CANNAREGIO TOWN SQUARE


Location: Venice, Italy
Year: 1978

In 1978 the Municipal Government of Venice held an invited international competition to design a major public open space in the city. The project started from the notion of an architecture that invents its own site and program. Rather than trying to reproduce or simulate an existing Venice whose authenticity cannot be replicated, the project constructs another, fictitious Venice. In this case, the gridded structure of Le Corbusier’s Venice Hospital, designed in the 1940s, was expanded and used as a structure over the given site. This grid is marked as an absence, a series of voids, which act as metaphors for man’s displacement from his position as the central instrument of measure. In this project, architecture becomes the measure of itself. 
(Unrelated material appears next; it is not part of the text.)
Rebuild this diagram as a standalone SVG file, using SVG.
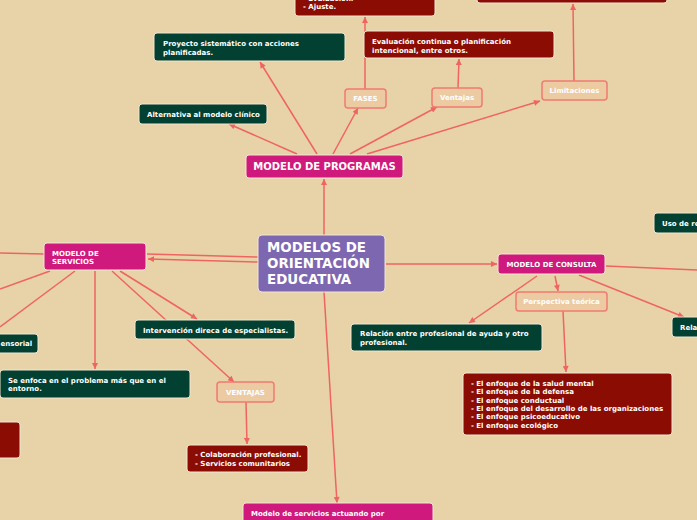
<svg xmlns="http://www.w3.org/2000/svg" width="697" height="520" viewBox="0 0 697 520">
<style>
.t{font-family:"DejaVu Sans","Verdana",sans-serif;font-weight:bold;fill:#ffffff;font-size:7px}
.g{fill:#024031;stroke:#f1e6d2;stroke-width:1}
.r{fill:#8b0c03;stroke:#f1e6d2;stroke-width:1}
.p{fill:#d0197c;stroke:#f1e6d2;stroke-width:1}
.l{fill:#eccba3;stroke:#ef7b72;stroke-width:1.5}
.c line{stroke:#ef6461;stroke-width:1.5;fill:none}
.a{marker-end:url(#ah)}
</style>
<defs>
<marker id="ah" viewBox="0 0 10 10" refX="10" refY="5" markerWidth="7" markerHeight="6" markerUnits="userSpaceOnUse" orient="auto"><path d="M0,0 L10,5 L0,10 z" fill="#ef6461"/></marker>
</defs>
<rect width="697" height="520" fill="#e8d3a8"/>
<g id="connectors" class="c">
<line class="a" x1="324" y1="235" x2="324" y2="179"/>
<line class="a" x1="297" y1="154" x2="229" y2="124"/>
<line class="a" x1="317" y1="154" x2="260" y2="62"/>
<line class="a" x1="333" y1="154" x2="358" y2="108"/>
<line class="a" x1="350" y1="154" x2="437" y2="107"/>
<line class="a" x1="367" y1="154" x2="540" y2="101"/>
<line class="a" x1="365" y1="89" x2="365" y2="17"/>
<line class="a" x1="458" y1="88" x2="459" y2="59"/>
<line class="a" x1="574" y1="81" x2="573" y2="4"/>
<line x1="258" y1="257" x2="147" y2="254"/>
<line class="a" x1="258" y1="262" x2="148" y2="259"/>
<line x1="44" y1="254" x2="0" y2="253"/>
<line x1="50" y1="271" x2="0" y2="289"/>
<line x1="75" y1="271" x2="0" y2="327"/>
<line class="a" x1="95" y1="271" x2="95" y2="369"/>
<line class="a" x1="120" y1="271" x2="197" y2="319"/>
<line class="a" x1="112" y1="271" x2="234" y2="382"/>
<line class="a" x1="246" y1="402" x2="247" y2="444"/>
<line class="a" x1="324" y1="292" x2="337" y2="503"/>
<line class="a" x1="386" y1="264" x2="497" y2="264"/>
<line x1="606" y1="266" x2="697" y2="270"/>
<line class="a" x1="537" y1="276" x2="469" y2="323"/>
<line class="a" x1="555" y1="276" x2="558" y2="291"/>
<line class="a" x1="579" y1="275" x2="684" y2="317"/>
<line class="a" x1="563" y1="311" x2="566" y2="372"/>
</g>
<g id="central">
<rect x="258" y="235" width="127" height="57" rx="4" fill="#7e67b1" stroke="#f1e6d2" stroke-width="1"/>
<text class="t" style="font-size:13.4px" x="267" y="252">MODELOS DE</text>
<text class="t" style="font-size:13.4px" x="267" y="268">ORIENTACIÓN</text>
<text class="t" style="font-size:13.4px" x="267" y="283.5">EDUCATIVA</text>
</g>
<g id="programas">
<rect class="p" x="246" y="155" width="157" height="23" rx="3"/>
<text class="t" style="font-size:10px" x="324.5" y="170" text-anchor="middle">MODELO DE PROGRAMAS</text>
</g>
<g id="fases-box">
<rect class="r" x="295" y="-20" width="140" height="36" rx="3"/>
<text class="t" x="303" y="0.5">- Evaluación.</text>
<text class="t" x="303" y="9">- Ajuste.</text>
</g>
<g id="limitaciones-box">
<rect class="r" x="477" y="-30" width="190" height="33" rx="3"/>
</g>
<g id="proyecto">
<rect class="g" x="154" y="33" width="191" height="28" rx="3"/>
<text class="t" x="163" y="46">Proyecto sistemático con acciones</text>
<text class="t" x="163" y="54.5">planificadas.</text>
</g>
<g id="evaluacion">
<rect class="r" x="364" y="31" width="190" height="27" rx="3"/>
<text class="t" x="372" y="44">Evaluación continua o planificación</text>
<text class="t" x="372" y="52.5">intencional, entre otros.</text>
</g>
<g id="alternativa">
<rect class="g" x="139" y="104" width="128" height="20" rx="3"/>
<text class="t" x="147" y="117">Alternativa al modelo clínico</text>
</g>
<g id="fases">
<rect class="l" x="345" y="89" width="41" height="19" rx="3"/>
<text class="t" x="365.5" y="101" text-anchor="middle">FASES</text>
</g>
<g id="ventajas">
<rect class="l" x="432" y="88" width="50" height="19" rx="3"/>
<text class="t" x="457" y="100" text-anchor="middle">Ventajas</text>
</g>
<g id="limitaciones">
<rect class="l" x="542" y="81" width="65" height="19" rx="3"/>
<text class="t" x="574.5" y="93" text-anchor="middle">Limitaciones</text>
</g>
<g id="servicios">
<rect class="p" x="44" y="243" width="102" height="27" rx="3"/>
<text class="t" x="52" y="255.5">MODELO DE</text>
<text class="t" x="52" y="264">SERVICIOS</text>
</g>
<g id="sensorial">
<rect class="g" x="-20" y="334" width="58" height="19" rx="3"/>
<text class="t" x="0.5" y="346">ensorial</text>
</g>
<g id="enfoca">
<rect class="g" x="0" y="370" width="190" height="28" rx="3"/>
<text class="t" x="8" y="382.7">Se enfoca en el problema más que en el</text>
<text class="t" x="8" y="391">entorno.</text>
</g>
<g id="intervencion">
<rect class="g" x="135" y="320" width="160" height="19" rx="3"/>
<text class="t" x="143" y="332.5">Intervención direca de especialistas.</text>
</g>
<g id="ventajas-servicios">
<rect class="l" x="217" y="382" width="57" height="20" rx="3"/>
<text class="t" x="245.5" y="394.5" text-anchor="middle">VENTAJAS</text>
</g>
<g id="colaboracion">
<rect class="r" x="187" y="445" width="121" height="27" rx="3"/>
<text class="t" x="195" y="457">- Colaboración profesional.</text>
<text class="t" x="195" y="465.5">- Servicios comunitarios</text>
</g>
<g id="left-red">
<rect class="r" x="-20" y="422" width="40" height="36" rx="3"/>
</g>
<g id="actuando">
<rect class="p" x="243" y="503" width="190" height="30" rx="3"/>
<text class="t" x="251" y="515.7">Modelo de servicios actuando  por</text>
</g>
<g id="consulta">
<rect class="p" x="498" y="254" width="107" height="20" rx="3"/>
<text class="t" x="551.5" y="266.7" text-anchor="middle">MODELO DE CONSULTA</text>
</g>
<g id="perspectiva">
<rect class="l" x="516" y="292" width="91" height="19" rx="3"/>
<text class="t" x="561.5" y="304" text-anchor="middle">Perspectiva teórica</text>
</g>
<g id="relacion">
<rect class="g" x="351" y="324" width="191" height="27" rx="3"/>
<text class="t" x="360" y="336">Relación entre profesional de ayuda y otro</text>
<text class="t" x="360" y="344.5">profesional.</text>
</g>
<g id="uso">
<rect class="g" x="654" y="213" width="60" height="20" rx="3"/>
<text class="t" x="662" y="226">Uso de re</text>
</g>
<g id="rela">
<rect class="g" x="672" y="317" width="40" height="20" rx="3"/>
<text class="t" x="680" y="330">Rela</text>
</g>
<g id="enfoques">
<rect class="r" x="463" y="373" width="209" height="62" rx="3"/>
<text class="t" x="471" y="386">- El enfoque de la salud mental</text>
<text class="t" x="471" y="394.3">- El enfoque de la defensa</text>
<text class="t" x="471" y="402.6">- El enfoque conductual</text>
<text class="t" x="471" y="410.9">- El enfoque del desarrollo de las organizaciones</text>
<text class="t" x="471" y="419.2">- El enfoque psicoeducativo</text>
<text class="t" x="471" y="427.5">- El enfoque ecológico</text>
</g>
</svg>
The objects that inhabit this landscape are variations of an earlier project, House 11a, shown at different scales. The smallest object is too small to shelter, but raises question whether it is a house or the model of a house. The middle-sized object may be a house, but it contains the smaller object inside. Is it a house, or a museum of houses? The largest object is twice the size of the middle-sized object. What can this object be called?

The sequence and the relationships between the objects are intended to place into question the idea of meaning as an effect of function. The fiction thus created acts as a notation and a critique of existing institutionalized definitions. The imaginary metaphysical landscape exists in contrast to the surrounding urban context, yet at the same time enhances it energy.